Trombi v. Hon. Donahoe/Alvarez-Miranda (12/22/2009)
Arizona Court of Appeals Division One Holds That Superior Courts Have the Authority to Conduct Contempt Proceedings Against the Sheriff's Office for Failure to Timely Transport Prisoners and That Civil Contempt Sanctions Must Serve a Compensating or Coercive Function.

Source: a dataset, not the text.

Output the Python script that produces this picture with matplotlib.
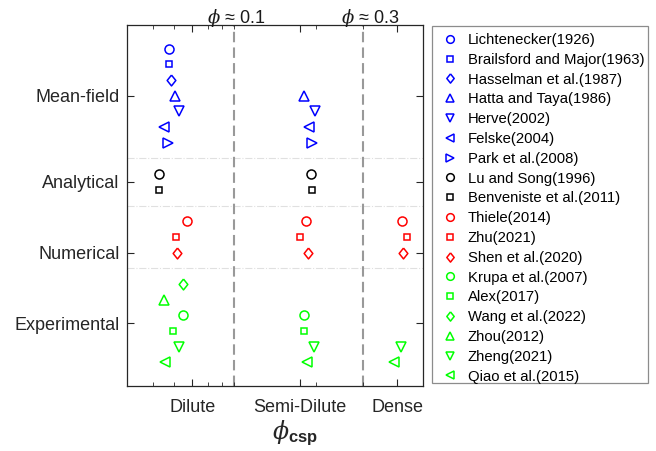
import numpy as np
import matplotlib
matplotlib.use("Agg")
import matplotlib.pyplot as plt
from matplotlib.ticker import FixedLocator, NullFormatter
from matplotlib.patches import Rectangle

plt.rcParams['font.family'] = ['Liberation Sans', 'DejaVu Sans']
plt.rcParams['mathtext.fontset'] = 'custom'
plt.rcParams['mathtext.rm'] = 'Liberation Sans'
plt.rcParams['mathtext.it'] = 'DejaVu Serif:italic'
plt.rcParams['mathtext.bf'] = 'Liberation Sans:bold'

# studies, in legend order
names = ['Lichtenecker(1926)', 'Brailsford and Major(1963)', 'Hasselman et al.(1987)',
         'Hatta and Taya(1986)', 'Herve(2002)', 'Felske(2004)', 'Park et al.(2008)',
         'Lu and Song(1996)', 'Benveniste et al.(2011)',
         'Thiele(2014)', 'Zhu(2021)', 'Shen et al.(2020)',
         'Krupa et al.(2007)', 'Alex(2017)', 'Wang et al.(2022)', 'Zhou(2012)',
         'Zheng(2021)', 'Qiao et al.(2015)']
colors = ['b'] * 7 + ['k'] * 2 + ['r'] * 3 + ['#00ff00'] * 6
markers = ['o', 's', 'dia', '^', 'v', '<', '>', 'o', 's', 'o', 's', 'dia',
           'o', 's', 'dia', '^', 'v', '<']
# row of each study on the y axis
rows = [0, 1, 2, 3, 4, 5, 6, 8, 9, 11, 12, 13, 17, 18, 15, 16, 19, 20]

# volume fraction where each study sits (nan = not covered)
x_dilute = [0.0574, 0.0574, 0.0585, 0.0605, 0.0626, 0.0548, 0.0567,
            0.0525, 0.0525, 0.0669, 0.0609, 0.0614,
            0.0648, 0.0592, 0.0644, 0.0548, 0.0626, 0.0552]
x_semi = [np.nan, np.nan, np.nan, 0.1815, 0.1988, 0.189, 0.193,
          0.1927, 0.193, 0.1846, 0.1744, 0.1866,
          0.1815, 0.1818, np.nan, np.nan, 0.1965, 0.1862]
x_dense = [np.nan] * 9 + [0.418, 0.437, 0.4216,
                          np.nan, np.nan, np.nan, np.nan, 0.4143, 0.3881]

groups = ['Mean-field', 'Analytical', 'Numerical', 'Experimental']
group_pos = [3, 8.5, 13, 17.5]
group_sep = [7, 10, 14]
regimes = ['Dilute', 'Semi-Dilute', 'Dense']
regime_pos = [0.07, 0.175, 0.4]
bounds = [0.1, 0.3]
bound_labels = [r'$\phi$ ≈ 0.1', r'$\phi$ ≈ 0.3']

# matlab-like diamond, a bit taller than wide
diamond = [(0, 1), (0.8, 0), (0, -1), (-0.8, 0), (0, 1)]

fig = plt.figure(figsize=(6.56, 4.51), dpi=100)
ax = fig.add_axes([0.1931, 0.1441, 0.4522, 0.8004])

for y in group_sep:
    ax.axhline(y, color='0.88', lw=0.8, ls='-.', zorder=0)
for b in bounds:
    ax.axvline(b, color='0.6', lw=1.5, ls=(0, (5, 2.5)), zorder=1)

for i in range(len(names)):
    m = markers[i]
    ms = 4.8 if m == 's' else 6.5
    if m == 'dia':
        m = diamond
        ms = 7.8
    xs = [x_dilute[i], x_semi[i], x_dense[i]]
    ax.plot(xs, [rows[i]] * 3, ls='none', marker=m, ms=ms,
            mfc='none', mec=colors[i], mew=1.1, label=names[i])

ax.set_xscale('log')
ax.set_xlim(0.04, 0.5)
ax.set_ylim(21.5, -1.5)
ax.xaxis.set_major_locator(FixedLocator(regime_pos))
ax.set_xticklabels(regimes)
ax.xaxis.set_minor_locator(FixedLocator([0.05, 0.06, 0.08, 0.09, 0.1, 0.2, 0.3, 0.5]))
ax.xaxis.set_minor_formatter(NullFormatter())
ax.set_yticks(group_pos)
ax.set_yticklabels(groups)
ax.tick_params(axis='both', which='both', direction='in', top=True, right=True,
               colors='0.15', labelcolor='0.15')
ax.tick_params(axis='x', which='major', length=5, labelsize=13, pad=9)
ax.tick_params(axis='x', which='minor', length=3)
ax.tick_params(axis='y', which='major', length=5, labelsize=13, pad=5)
for s in ax.spines.values():
    s.set_color('0.15')
    s.set_linewidth(0.9)

for x0, t in zip([0.0795, 0.248], bound_labels):
    ax.text(x0, -1.6, t, ha='left', va='baseline', fontsize=13, color='0.1')

fig.text(295 / 656, 1 - 433 / 451, r'$\phi_{\mathbf{csp}}$', ha='center',
         va='center', fontsize=17, color='0.15')

leg = fig.legend(loc='upper left', bbox_to_anchor=(441 / 656, 1 - 33 / 451),
                 frameon=False, fontsize=10.7, handlelength=1.2,
                 handletextpad=0.6, labelspacing=0.39, borderpad=0,
                 borderaxespad=0)
for h in leg.legend_handles:
    h.set_markersize(h.get_markersize() * 0.85)
fig.patches.append(Rectangle((431.7 / 656, 1 - 382.7 / 451), 216.6 / 656, 357 / 451,
                             transform=fig.transFigure, fill=False,
                             edgecolor='0.55', lw=0.9))

fig.savefig('out.png', dpi=100)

After repeated failures by the Maricopa County Sheriff’s Office (“MCSO”) to timely transport in-custody defendants to court appearances, the Maricopa County Superior Court issued orders to show cause in thirty different criminal cases. The orders were directed at Deputy Chief David Trombi, who is the MCSO officer in charge of prisoner transport and asked Trombi to show cause why he should not be held in contempt. Judge Gary E. Donahoe conducted a consolidated evidentiary hearing on the thirty orders and issued an order finding Trombi in contempt. Judge Donahoe ordered Trombi to pay designated sums to the jurors, prosecutors, defense attorneys, and defendants whose cases were delayed because of the failure to timely transport defendants. Judge Donahoe also ordered Trombi to pay $2,000 to the Superior Court but specified that Trombi would be relieved of this obligation if MCSO presented a signed agreement to the court agreeing to abide by its orders and timely deliver inmates to their hearings. Trombi brought a special action to challenge the court’s contempt order.

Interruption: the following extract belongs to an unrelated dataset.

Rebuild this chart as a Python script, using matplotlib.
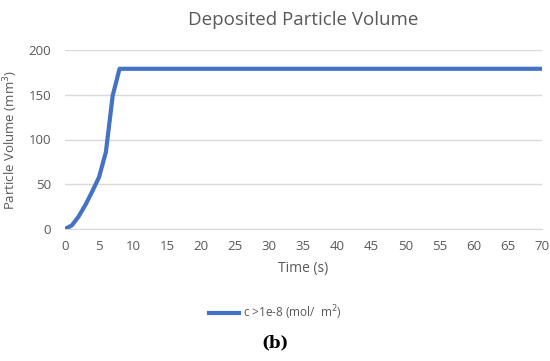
import matplotlib.pyplot as plt
import numpy as np

# data
time = list(range(0, 71))
volume_rise = [0, 4, 14, 27, 42, 58, 86, 149, 179]
volume = volume_rise + [179] * (len(time) - len(volume_rise))

x_ticks = list(range(0, 71, 5))
y_ticks = [0, 50, 100, 150, 200]

grey = '#595959'
plt.rcParams['font.family'] = ['Open Sans', 'DejaVu Sans']

fig = plt.figure(figsize=(5.5, 3.61), dpi=100)
ax = fig.add_axes([65/550, 1 - 229/361, (542-65)/550, (229-50)/361])

ax.plot(time, volume, color='#4472c4', lw=3, solid_joinstyle='round',
        label='c >1e-8 (mol/  m$^2$)', zorder=3)

ax.set_xlim(0, 70)
ax.set_ylim(0, 200)
ax.set_xticks(x_ticks)
ax.set_yticks(y_ticks)
ax.grid(axis='y', color='#d9d9d9', lw=1)
for s in ['top', 'right', 'left']:
    ax.spines[s].set_visible(False)
ax.spines['bottom'].set_color('#d9d9d9')
ax.tick_params(length=0, labelsize=9.5, labelcolor=grey, pad=8)
ax.tick_params(axis='y', pad=10)

ax.set_title('Deposited Particle Volume', fontsize=13.5, color=grey, pad=18)
ax.set_xlabel('Time (s)', fontsize=10, color=grey, labelpad=6)
ax.set_ylabel('Particle Volume (mm$^3$)', fontsize=9.5, color=grey, labelpad=6)

fig.legend(loc='center', bbox_to_anchor=(0.5, 1 - 313/361), frameon=False,
           fontsize=8.5, labelcolor=grey, handlelength=2.6, handletextpad=0.3)
fig.text(0.5, 1 - 343/361, '(b)', ha='center', va='center', fontsize=12,
         fontweight='bold', family='DejaVu Serif')

fig.savefig('out.png', dpi=100)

The Arizona Appeals Court partially granted relief and partially denied relief. The Appeals Court held that the Superior Court had authority to conduct the contempt proceedings by virtue of A.R.S. § 11-441(A)(4) (which creates a mandatory duty for the sheriff to “[a]ttend all courts . . . when an element of danger is anticipated and attendance is requested by the presiding judge, and obey lawful orders and directions issued by the judge”) and A.R.S. § 12-863 (which grants the court authority to find that a failure to obey orders issued pursuant A.R.S. § 11-441(A)(4) constitutes civil contempt). The Court held that Judge Donahoe did not violate the separation of powers doctrine because the contempt proceedings were not attempting to micromanage the operation of county jails, but were instead addressing the sheriff’s mandatory statutory duty.
The Court further held that the sanctions Judge Donahoe ordered the MCSO pay to jurors, prosecutors, defense attorneys, and defendants were impermissible criminal contempt sanctions because their purpose was neither to compensate the parties nor to coerce Trombi. Criminal contempt sanctions were impermissible in this case because Judge Donahoe failed to follow the procedures set out in Ariz. R. Crim. P. 33 and because there was no finding beyond a reasonable doubt that Trombi acted willfully. The Court concluded, however, that the $2,000 fine was a permissible civil contempt sanction because Trombi was given the opportunity to avoid the fine through future compliance. The Court upheld the civil contempt sanction of $2,000 and vacated the remaining sanctions without prejudice to further contempt proceedings.
Judge Swann authored the opinion; Judges Winthrop and Brown concurred.